My 3.5mm chisel is not able to use the side sharpening method without tipping but I was able to over come the skipping eventually. And I found the skipping to happen more with my Naniwa SS 1000 than my Shapton 1000. I sure have become fond of my Shapton compared to my Super Stone. Seems a bit more aggressive than the Super Stone too, which I do like. And it certainly stays flatter for much longer.

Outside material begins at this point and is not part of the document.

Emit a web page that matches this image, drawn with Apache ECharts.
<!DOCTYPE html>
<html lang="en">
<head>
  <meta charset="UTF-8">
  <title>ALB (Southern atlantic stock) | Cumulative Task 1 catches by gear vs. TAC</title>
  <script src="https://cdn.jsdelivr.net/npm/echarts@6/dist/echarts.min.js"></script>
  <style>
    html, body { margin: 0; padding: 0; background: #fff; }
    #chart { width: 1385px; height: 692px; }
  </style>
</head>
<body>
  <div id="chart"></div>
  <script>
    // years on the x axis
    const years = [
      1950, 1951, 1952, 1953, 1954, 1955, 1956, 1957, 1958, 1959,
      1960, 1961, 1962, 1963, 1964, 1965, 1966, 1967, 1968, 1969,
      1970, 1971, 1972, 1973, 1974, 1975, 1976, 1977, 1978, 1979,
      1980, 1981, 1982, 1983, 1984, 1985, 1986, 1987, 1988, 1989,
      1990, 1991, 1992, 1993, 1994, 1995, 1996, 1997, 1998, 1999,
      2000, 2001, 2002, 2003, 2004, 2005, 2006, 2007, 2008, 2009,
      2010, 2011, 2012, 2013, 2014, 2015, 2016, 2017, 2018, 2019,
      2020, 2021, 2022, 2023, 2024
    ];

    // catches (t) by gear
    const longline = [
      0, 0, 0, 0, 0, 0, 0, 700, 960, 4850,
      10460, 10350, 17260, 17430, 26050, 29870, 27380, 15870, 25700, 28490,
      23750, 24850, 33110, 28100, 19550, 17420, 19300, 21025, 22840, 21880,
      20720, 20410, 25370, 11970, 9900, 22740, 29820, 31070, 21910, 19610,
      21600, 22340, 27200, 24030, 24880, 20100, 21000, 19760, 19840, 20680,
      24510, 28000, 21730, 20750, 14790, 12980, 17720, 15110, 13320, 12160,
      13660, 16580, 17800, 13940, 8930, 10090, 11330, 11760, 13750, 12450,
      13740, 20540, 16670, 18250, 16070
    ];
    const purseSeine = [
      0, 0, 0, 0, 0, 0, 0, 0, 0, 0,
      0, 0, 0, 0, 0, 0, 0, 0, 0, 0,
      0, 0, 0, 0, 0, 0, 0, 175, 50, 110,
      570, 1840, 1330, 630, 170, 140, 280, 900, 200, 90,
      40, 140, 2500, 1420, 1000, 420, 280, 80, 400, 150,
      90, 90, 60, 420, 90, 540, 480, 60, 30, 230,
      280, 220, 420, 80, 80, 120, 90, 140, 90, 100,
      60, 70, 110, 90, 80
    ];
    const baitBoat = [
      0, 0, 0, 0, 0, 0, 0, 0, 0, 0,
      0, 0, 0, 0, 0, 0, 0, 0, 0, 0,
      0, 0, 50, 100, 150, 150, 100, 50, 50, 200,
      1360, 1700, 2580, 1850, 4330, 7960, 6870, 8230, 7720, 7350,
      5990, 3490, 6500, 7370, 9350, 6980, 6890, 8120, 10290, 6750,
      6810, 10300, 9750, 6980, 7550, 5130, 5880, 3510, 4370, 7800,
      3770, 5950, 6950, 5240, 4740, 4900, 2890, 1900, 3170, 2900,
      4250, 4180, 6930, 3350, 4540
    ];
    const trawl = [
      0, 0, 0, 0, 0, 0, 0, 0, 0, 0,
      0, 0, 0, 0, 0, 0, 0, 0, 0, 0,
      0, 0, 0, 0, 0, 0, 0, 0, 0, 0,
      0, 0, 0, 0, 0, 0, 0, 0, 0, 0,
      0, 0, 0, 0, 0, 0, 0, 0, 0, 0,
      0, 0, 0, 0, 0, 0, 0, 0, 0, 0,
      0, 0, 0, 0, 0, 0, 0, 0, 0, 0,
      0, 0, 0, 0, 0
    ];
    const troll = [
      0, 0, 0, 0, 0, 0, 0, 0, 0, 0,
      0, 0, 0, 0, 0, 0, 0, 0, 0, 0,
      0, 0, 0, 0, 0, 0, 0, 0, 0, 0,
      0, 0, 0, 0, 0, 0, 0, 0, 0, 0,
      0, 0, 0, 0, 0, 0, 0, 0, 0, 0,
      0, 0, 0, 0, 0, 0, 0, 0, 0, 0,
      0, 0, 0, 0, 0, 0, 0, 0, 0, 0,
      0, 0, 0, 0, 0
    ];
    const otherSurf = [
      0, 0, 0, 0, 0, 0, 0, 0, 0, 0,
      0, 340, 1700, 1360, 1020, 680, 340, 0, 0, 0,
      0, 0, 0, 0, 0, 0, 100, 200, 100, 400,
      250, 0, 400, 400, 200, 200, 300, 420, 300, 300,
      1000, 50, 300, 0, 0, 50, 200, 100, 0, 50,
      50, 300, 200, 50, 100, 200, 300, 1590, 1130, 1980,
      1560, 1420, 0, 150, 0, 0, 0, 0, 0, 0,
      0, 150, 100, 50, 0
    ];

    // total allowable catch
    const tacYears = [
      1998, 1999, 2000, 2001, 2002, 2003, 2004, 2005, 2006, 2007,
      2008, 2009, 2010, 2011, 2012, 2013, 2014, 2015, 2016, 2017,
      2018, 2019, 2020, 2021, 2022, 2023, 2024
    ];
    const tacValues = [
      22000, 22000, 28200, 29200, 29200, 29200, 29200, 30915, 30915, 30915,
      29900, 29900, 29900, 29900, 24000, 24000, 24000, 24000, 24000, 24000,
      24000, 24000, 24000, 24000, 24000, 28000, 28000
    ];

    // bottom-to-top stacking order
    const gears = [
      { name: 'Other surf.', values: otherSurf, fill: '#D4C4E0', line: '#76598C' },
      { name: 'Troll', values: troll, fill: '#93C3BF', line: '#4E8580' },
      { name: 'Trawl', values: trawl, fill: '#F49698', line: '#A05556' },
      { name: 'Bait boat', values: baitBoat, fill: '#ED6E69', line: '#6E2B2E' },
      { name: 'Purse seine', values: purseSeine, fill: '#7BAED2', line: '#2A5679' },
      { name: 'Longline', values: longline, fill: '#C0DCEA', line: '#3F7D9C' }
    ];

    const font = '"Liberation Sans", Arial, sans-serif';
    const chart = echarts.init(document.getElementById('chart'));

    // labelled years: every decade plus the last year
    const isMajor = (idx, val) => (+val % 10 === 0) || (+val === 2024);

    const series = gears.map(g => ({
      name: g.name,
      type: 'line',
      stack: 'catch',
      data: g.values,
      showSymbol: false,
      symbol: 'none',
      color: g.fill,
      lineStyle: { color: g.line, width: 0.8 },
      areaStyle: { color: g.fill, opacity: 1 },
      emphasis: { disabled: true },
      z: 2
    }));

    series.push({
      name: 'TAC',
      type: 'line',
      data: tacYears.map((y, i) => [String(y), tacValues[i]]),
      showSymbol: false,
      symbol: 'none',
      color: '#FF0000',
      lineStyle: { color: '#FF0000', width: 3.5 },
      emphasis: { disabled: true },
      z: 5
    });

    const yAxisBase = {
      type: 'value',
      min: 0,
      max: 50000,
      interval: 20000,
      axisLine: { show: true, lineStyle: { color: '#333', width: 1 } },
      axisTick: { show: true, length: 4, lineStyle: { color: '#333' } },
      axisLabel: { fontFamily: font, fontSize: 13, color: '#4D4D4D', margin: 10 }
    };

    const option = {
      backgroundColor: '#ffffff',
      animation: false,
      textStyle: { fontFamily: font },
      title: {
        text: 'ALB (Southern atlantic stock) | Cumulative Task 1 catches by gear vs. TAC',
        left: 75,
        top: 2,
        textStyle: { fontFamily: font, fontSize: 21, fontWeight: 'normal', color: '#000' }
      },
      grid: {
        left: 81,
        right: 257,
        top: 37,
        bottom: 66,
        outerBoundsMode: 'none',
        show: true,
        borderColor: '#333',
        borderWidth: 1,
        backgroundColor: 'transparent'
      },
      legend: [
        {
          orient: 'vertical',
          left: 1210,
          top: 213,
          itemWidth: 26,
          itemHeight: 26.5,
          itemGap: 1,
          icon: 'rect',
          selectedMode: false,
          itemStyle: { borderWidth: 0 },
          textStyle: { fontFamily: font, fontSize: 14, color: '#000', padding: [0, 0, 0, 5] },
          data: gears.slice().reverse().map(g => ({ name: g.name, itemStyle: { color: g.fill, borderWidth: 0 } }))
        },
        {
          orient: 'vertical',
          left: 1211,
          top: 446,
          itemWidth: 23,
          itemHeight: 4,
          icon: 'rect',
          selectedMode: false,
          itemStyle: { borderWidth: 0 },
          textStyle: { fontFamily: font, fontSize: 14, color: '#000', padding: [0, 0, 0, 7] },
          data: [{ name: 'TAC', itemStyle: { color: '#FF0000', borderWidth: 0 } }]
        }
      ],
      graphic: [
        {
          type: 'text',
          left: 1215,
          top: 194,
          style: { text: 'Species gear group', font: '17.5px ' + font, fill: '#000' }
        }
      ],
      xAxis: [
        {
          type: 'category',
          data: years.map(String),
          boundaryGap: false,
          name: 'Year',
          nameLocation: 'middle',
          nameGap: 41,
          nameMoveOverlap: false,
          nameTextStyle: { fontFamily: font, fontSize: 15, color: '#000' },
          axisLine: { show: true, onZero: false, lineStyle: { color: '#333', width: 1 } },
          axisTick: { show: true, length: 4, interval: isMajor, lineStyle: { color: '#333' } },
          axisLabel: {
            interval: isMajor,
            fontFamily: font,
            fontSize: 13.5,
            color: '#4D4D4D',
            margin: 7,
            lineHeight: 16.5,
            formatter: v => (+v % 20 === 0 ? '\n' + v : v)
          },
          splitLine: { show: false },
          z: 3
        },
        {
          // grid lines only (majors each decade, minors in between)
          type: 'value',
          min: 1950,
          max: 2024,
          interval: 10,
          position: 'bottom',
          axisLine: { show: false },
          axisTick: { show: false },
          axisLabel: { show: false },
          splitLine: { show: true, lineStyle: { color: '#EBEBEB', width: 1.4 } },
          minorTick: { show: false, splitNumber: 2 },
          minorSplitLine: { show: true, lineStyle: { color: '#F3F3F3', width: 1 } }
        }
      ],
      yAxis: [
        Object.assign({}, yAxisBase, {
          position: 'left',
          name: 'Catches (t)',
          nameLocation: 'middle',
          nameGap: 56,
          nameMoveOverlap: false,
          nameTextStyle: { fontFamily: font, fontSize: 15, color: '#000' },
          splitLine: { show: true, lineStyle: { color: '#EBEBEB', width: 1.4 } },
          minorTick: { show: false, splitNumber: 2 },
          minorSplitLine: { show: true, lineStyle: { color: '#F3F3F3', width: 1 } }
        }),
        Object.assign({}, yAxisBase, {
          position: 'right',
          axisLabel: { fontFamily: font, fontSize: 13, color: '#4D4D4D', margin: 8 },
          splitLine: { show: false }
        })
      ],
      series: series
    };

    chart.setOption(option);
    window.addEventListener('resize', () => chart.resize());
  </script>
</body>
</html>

I have some how got the Japanese tool bug and just can't get enough of their tools. Very well designed and incredibly well made stuff. The only place I seem to not care much for their tools is in saws. I just can't get rid of my Western saws, they work too damn well. Thanks much for the help.

Robert LaPlaca
06-15-2011, 8:20 PM
I agree that a bit of dish detergent in the water spray bottle helps, as does trying to keep the surface of the stone clean as the swarf does seem to make things worse.. Definitely the thing that helps the most is to use side sharpening technique, actually I find it much easier to sharpen freehand that way period no matter what the abrasive we are using to sharpen..

James Owen
06-15-2011, 11:29 PM
Try getting the bevel set flat on the stone and then locking your wrists, elbows, and shoulders, and moving your entire upper torso (and arms) as a unit, by moving your belly button forward and backward 3 to 6 inches (depends on the length of your stone). Your legs need to be separated front to rear, as if you were ready to take a fairly long step. If you are right-handed, your right hand holds the handle of the chisel and your left hand the front end of the chisel, keeping the bevel flat on the stone. Right leg needs to be "back" and left leg "forward". Switch positions if you are left-handed.

I've found that this technique keeps the bevel flat on the stone, eliminates "skipping," and produces a very sharp freehand edge, with no dubbing, rolling, rounding, etc.